Collected data:

::::

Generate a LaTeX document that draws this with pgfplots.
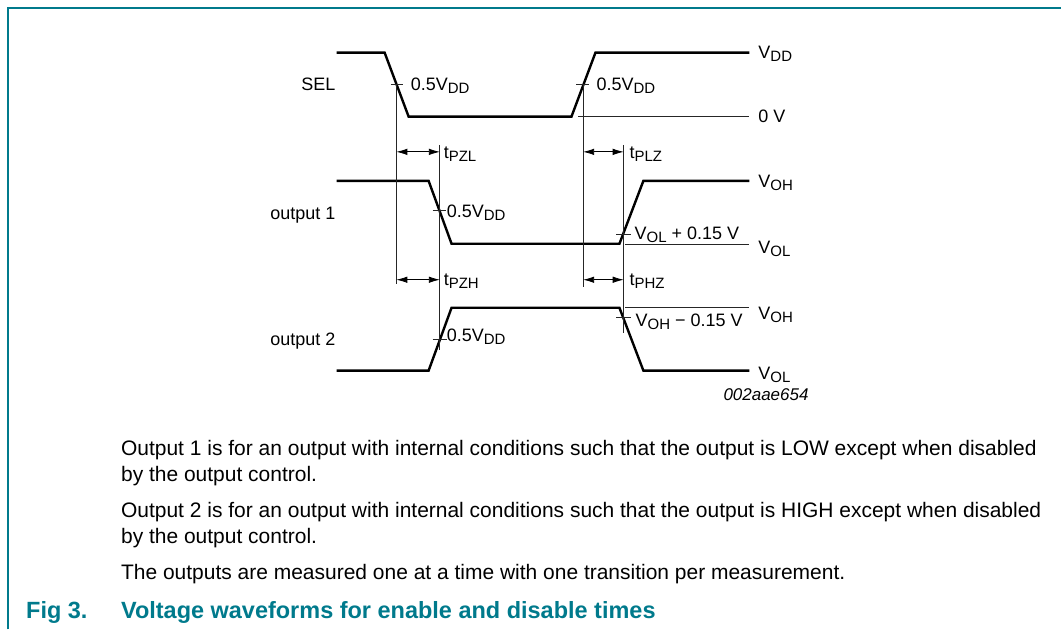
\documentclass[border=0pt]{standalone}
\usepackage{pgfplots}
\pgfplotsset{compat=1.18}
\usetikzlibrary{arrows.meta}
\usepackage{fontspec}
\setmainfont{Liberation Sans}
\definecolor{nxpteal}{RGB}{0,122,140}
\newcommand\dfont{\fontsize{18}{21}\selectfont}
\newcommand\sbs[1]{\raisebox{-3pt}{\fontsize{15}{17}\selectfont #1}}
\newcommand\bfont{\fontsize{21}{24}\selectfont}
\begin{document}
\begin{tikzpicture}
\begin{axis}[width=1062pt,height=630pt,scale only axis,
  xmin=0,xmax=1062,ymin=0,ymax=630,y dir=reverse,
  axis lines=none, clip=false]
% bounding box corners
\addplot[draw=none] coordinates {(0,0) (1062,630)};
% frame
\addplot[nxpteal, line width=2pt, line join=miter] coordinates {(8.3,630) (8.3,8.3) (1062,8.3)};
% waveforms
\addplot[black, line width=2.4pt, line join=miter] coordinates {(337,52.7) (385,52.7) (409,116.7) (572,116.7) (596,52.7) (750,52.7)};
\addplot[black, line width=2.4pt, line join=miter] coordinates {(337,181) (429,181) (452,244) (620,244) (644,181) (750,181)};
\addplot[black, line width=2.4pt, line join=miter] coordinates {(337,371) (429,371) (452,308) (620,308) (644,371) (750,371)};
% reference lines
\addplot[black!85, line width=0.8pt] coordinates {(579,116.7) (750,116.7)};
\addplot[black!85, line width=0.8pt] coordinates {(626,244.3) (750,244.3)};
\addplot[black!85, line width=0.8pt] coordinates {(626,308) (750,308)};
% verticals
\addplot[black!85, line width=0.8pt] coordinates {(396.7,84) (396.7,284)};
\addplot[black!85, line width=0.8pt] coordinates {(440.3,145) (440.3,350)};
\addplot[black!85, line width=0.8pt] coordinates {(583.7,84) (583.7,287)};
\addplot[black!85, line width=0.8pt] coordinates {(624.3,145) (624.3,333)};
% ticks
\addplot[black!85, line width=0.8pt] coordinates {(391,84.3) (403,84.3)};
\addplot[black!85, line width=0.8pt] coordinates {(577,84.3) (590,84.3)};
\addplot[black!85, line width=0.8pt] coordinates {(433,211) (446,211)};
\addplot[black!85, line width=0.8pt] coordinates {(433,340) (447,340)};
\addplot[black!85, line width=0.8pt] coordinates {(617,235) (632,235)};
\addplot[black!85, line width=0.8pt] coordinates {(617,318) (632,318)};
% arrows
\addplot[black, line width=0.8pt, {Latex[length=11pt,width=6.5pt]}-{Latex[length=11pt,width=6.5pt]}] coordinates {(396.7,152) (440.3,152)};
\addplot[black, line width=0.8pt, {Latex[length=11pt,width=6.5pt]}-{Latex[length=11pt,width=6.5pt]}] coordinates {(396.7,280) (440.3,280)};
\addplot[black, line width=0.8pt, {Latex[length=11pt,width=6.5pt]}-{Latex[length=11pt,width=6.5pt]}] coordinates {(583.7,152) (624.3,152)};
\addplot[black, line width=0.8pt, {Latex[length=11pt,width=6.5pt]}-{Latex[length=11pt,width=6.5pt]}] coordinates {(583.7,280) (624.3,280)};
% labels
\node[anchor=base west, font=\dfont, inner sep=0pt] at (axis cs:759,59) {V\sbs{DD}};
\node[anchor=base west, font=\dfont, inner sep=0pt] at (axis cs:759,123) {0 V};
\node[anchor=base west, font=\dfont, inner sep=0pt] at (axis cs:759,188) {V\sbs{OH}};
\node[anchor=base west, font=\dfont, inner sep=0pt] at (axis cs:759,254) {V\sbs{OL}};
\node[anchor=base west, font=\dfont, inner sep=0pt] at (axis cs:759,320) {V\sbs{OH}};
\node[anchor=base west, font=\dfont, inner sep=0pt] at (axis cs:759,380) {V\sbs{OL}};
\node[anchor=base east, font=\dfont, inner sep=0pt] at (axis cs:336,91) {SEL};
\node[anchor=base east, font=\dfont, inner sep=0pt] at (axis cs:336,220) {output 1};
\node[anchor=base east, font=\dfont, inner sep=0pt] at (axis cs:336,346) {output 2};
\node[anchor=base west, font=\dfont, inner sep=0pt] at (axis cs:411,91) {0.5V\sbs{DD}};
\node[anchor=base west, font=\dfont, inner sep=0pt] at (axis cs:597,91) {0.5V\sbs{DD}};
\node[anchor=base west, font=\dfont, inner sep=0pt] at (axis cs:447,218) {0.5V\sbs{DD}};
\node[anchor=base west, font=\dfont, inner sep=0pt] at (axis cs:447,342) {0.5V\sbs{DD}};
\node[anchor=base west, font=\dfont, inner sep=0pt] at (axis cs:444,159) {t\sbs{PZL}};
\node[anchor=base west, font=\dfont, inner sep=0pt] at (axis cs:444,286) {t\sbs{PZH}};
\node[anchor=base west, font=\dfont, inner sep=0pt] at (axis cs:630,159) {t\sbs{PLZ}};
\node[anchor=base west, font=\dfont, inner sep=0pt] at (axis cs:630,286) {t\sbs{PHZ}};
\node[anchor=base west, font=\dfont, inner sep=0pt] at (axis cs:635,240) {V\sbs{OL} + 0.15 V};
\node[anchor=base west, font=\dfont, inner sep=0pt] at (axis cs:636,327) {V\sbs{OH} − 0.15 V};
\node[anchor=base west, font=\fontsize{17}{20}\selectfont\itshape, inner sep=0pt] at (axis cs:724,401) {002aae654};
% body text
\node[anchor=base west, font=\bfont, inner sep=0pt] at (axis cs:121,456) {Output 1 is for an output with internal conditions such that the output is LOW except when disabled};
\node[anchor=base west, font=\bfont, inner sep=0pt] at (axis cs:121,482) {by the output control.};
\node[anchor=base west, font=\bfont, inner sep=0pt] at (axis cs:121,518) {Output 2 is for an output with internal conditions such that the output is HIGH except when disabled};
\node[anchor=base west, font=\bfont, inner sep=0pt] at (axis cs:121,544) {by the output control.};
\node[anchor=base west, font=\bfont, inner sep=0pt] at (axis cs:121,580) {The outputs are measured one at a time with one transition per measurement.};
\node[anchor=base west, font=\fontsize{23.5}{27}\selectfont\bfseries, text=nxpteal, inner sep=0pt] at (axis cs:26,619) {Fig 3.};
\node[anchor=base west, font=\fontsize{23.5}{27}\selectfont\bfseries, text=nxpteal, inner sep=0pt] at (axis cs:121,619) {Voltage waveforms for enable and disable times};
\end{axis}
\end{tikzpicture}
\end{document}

::::

Prompt:
Reproduce each line exactly as it appears, omitting the pictures.

Answer to this exercise:
Generate a LaTeX document that draws this with pgfplots.
\documentclass[border=0pt]{standalone}
\usepackage{pgfplots}
\pgfplotsset{compat=1.18}
\usetikzlibrary{arrows.meta}
\usepackage{fontspec}
\setmainfont{Liberation Sans}
\definecolor{nxpteal}{RGB}{0,122,140}
\newcommand\dfont{\fontsize{18}{21}\selectfont}
\newcommand\sbs[1]{\raisebox{-3pt}{\fontsize{15}{17}\selectfont #1}}
\newcommand\bfont{\fontsize{21}{24}\selectfont}
\begin{document}
\begin{tikzpicture}
\begin{axis}[width=1062pt,height=630pt,scale only axis,
  xmin=0,xmax=1062,ymin=0,ymax=630,y dir=reverse,
  axis lines=none, clip=false]
% bounding box corners
\addplot[draw=none] coordinates {(0,0) (1062,630)};
% frame
\addplot[nxpteal, line width=2pt, line join=miter] coordinates {(8.3,630) (8.3,8.3) (1062,8.3)};
% waveforms
\addplot[black, line width=2.4pt, line join=miter] coordinates {(337,52.7) (385,52.7) (409,116.7) (572,116.7) (596,52.7) (750,52.7)};
\addplot[black, line width=2.4pt, line join=miter] coordinates {(337,181) (429,181) (452,244) (620,244) (644,181) (750,181)};
\addplot[black, line width=2.4pt, line join=miter] coordinates {(337,371) (429,371) (452,308) (620,308) (644,371) (750,371)};
% reference lines
\addplot[black!85, line width=0.8pt] coordinates {(579,116.7) (750,116.7)};
\addplot[black!85, line width=0.8pt] coordinates {(626,244.3) (750,244.3)};
\addplot[black!85, line width=0.8pt] coordinates {(626,308) (750,308)};
% verticals
\addplot[black!85, line width=0.8pt] coordinates {(396.7,84) (396.7,284)};
\addplot[black!85, line width=0.8pt] coordinates {(440.3,145) (440.3,350)};
\addplot[black!85, line width=0.8pt] coordinates {(583.7,84) (583.7,287)};
\addplot[black!85, line width=0.8pt] coordinates {(624.3,145) (624.3,333)};
% ticks
\addplot[black!85, line width=0.8pt] coordinates {(391,84.3) (403,84.3)};
\addplot[black!85, line width=0.8pt] coordinates {(577,84.3) (590,84.3)};
\addplot[black!85, line width=0.8pt] coordinates {(433,211) (446,211)};
\addplot[black!85, line width=0.8pt] coordinates {(433,340) (447,340)};
\addplot[black!85, line width=0.8pt] coordinates {(617,235) (632,235)};
\addplot[black!85, line width=0.8pt] coordinates {(617,318) (632,318)};
% arrows
\addplot[black, line width=0.8pt, {Latex[length=11pt,width=6.5pt]}-{Latex[length=11pt,width=6.5pt]}] coordinates {(396.7,152) (440.3,152)};
\addplot[black, line width=0.8pt, {Latex[length=11pt,width=6.5pt]}-{Latex[length=11pt,width=6.5pt]}] coordinates {(396.7,280) (440.3,280)};
\addplot[black, line width=0.8pt, {Latex[length=11pt,width=6.5pt]}-{Latex[length=11pt,width=6.5pt]}] coordinates {(583.7,152) (624.3,152)};
\addplot[black, line width=0.8pt, {Latex[length=11pt,width=6.5pt]}-{Latex[length=11pt,width=6.5pt]}] coordinates {(583.7,280) (624.3,280)};
% labels
\node[anchor=base west, font=\dfont, inner sep=0pt] at (axis cs:759,59) {V\sbs{DD}};
\node[anchor=base west, font=\dfont, inner sep=0pt] at (axis cs:759,123) {0 V};
\node[anchor=base west, font=\dfont, inner sep=0pt] at (axis cs:759,188) {V\sbs{OH}};
\node[anchor=base west, font=\dfont, inner sep=0pt] at (axis cs:759,254) {V\sbs{OL}};
\node[anchor=base west, font=\dfont, inner sep=0pt] at (axis cs:759,320) {V\sbs{OH}};
\node[anchor=base west, font=\dfont, inner sep=0pt] at (axis cs:759,380) {V\sbs{OL}};
\node[anchor=base east, font=\dfont, inner sep=0pt] at (axis cs:336,91) {SEL};
\node[anchor=base east, font=\dfont, inner sep=0pt] at (axis cs:336,220) {output 1};
\node[anchor=base east, font=\dfont, inner sep=0pt] at (axis cs:336,346) {output 2};
\node[anchor=base west, font=\dfont, inner sep=0pt] at (axis cs:411,91) {0.5V\sbs{DD}};
\node[anchor=base west, font=\dfont, inner sep=0pt] at (axis cs:597,91) {0.5V\sbs{DD}};
\node[anchor=base west, font=\dfont, inner sep=0pt] at (axis cs:447,218) {0.5V\sbs{DD}};
\node[anchor=base west, font=\dfont, inner sep=0pt] at (axis cs:447,342) {0.5V\sbs{DD}};
\node[anchor=base west, font=\dfont, inner sep=0pt] at (axis cs:444,159) {t\sbs{PZL}};
\node[anchor=base west, font=\dfont, inner sep=0pt] at (axis cs:444,286) {t\sbs{PZH}};
\node[anchor=base west, font=\dfont, inner sep=0pt] at (axis cs:630,159) {t\sbs{PLZ}};
\node[anchor=base west, font=\dfont, inner sep=0pt] at (axis cs:630,286) {t\sbs{PHZ}};
\node[anchor=base west, font=\dfont, inner sep=0pt] at (axis cs:635,240) {V\sbs{OL} + 0.15 V};
\node[anchor=base west, font=\dfont, inner sep=0pt] at (axis cs:636,327) {V\sbs{OH} − 0.15 V};
\node[anchor=base west, font=\fontsize{17}{20}\selectfont\itshape, inner sep=0pt] at (axis cs:724,401) {002aae654};
% body text
\node[anchor=base west, font=\bfont, inner sep=0pt] at (axis cs:121,456) {Output 1 is for an output with internal conditions such that the output is LOW except when disabled};
\node[anchor=base west, font=\bfont, inner sep=0pt] at (axis cs:121,482) {by the output control.};
\node[anchor=base west, font=\bfont, inner sep=0pt] at (axis cs:121,518) {Output 2 is for an output with internal conditions such that the output is HIGH except when disabled};
\node[anchor=base west, font=\bfont, inner sep=0pt] at (axis cs:121,544) {by the output control.};
\node[anchor=base west, font=\bfont, inner sep=0pt] at (axis cs:121,580) {The outputs are measured one at a time with one transition per measurement.};
\node[anchor=base west, font=\fontsize{23.5}{27}\selectfont\bfseries, text=nxpteal, inner sep=0pt] at (axis cs:26,619) {Fig 3.};
\node[anchor=base west, font=\fontsize{23.5}{27}\selectfont\bfseries, text=nxpteal, inner sep=0pt] at (axis cs:121,619) {Voltage waveforms for enable and disable times};
\end{axis}
\end{tikzpicture}
\end{document}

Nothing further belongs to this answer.